Realizations such as these, along with such thought-provoking questions, are the reasons why contemplation is seen as an essential practice within spiritual communities. The more aware you become of all your “inner activity,” the more attention you must pay to the quality of your inner activity – which leads us to our last question:

Question Seven: In what way or ways do you want to deepen your spiritual life?
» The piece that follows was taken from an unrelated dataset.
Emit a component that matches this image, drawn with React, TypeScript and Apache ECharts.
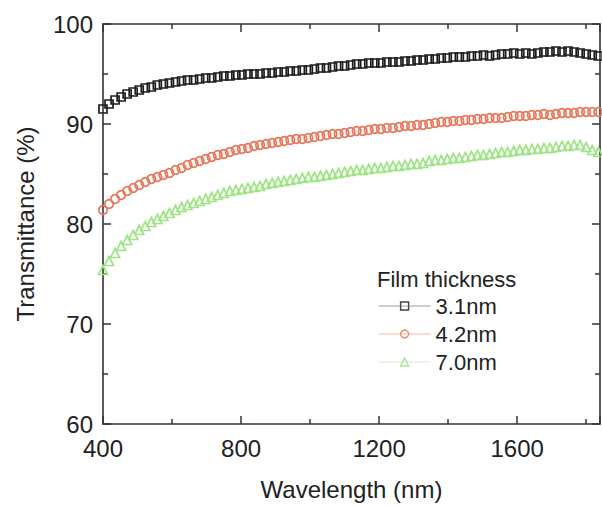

Here, again, you are left to yourself to answer this question. But I will leave you with this insight: A spiritual life is not – repeat not – a mental, intellectual experience. It is a prayerful, contemplative, mystical, reflective journey that, in fact, draws you out of your mental world. Your mind is the last place you want to be as you contemplate the nature of what is real in your life and what is of value. What good is your mind when it comes to those questions? You’ve programmed your mind to tell you what you want it to tell you. Your mind is filled with the values you put inside of it. What can your mind possibility understand about the mystical realm? Nothing –

So be wild and wondrous on your spiritual path. Fall in love with silence and stop fearing it. Stop looking for the distractions of sound and business and phone calls and computers. Stop trying so desperately to stay “connected” – get “disconnected” and if you can endure the ego-shattering transition into being “de-Internetted,” return to silence and quiet.

Then ask yourself, “What is of value to me? Do I really pray? Am I comfortable in my spiritual skin? What do I know about God?”

That should work …

Have a blessed beginning to this new year.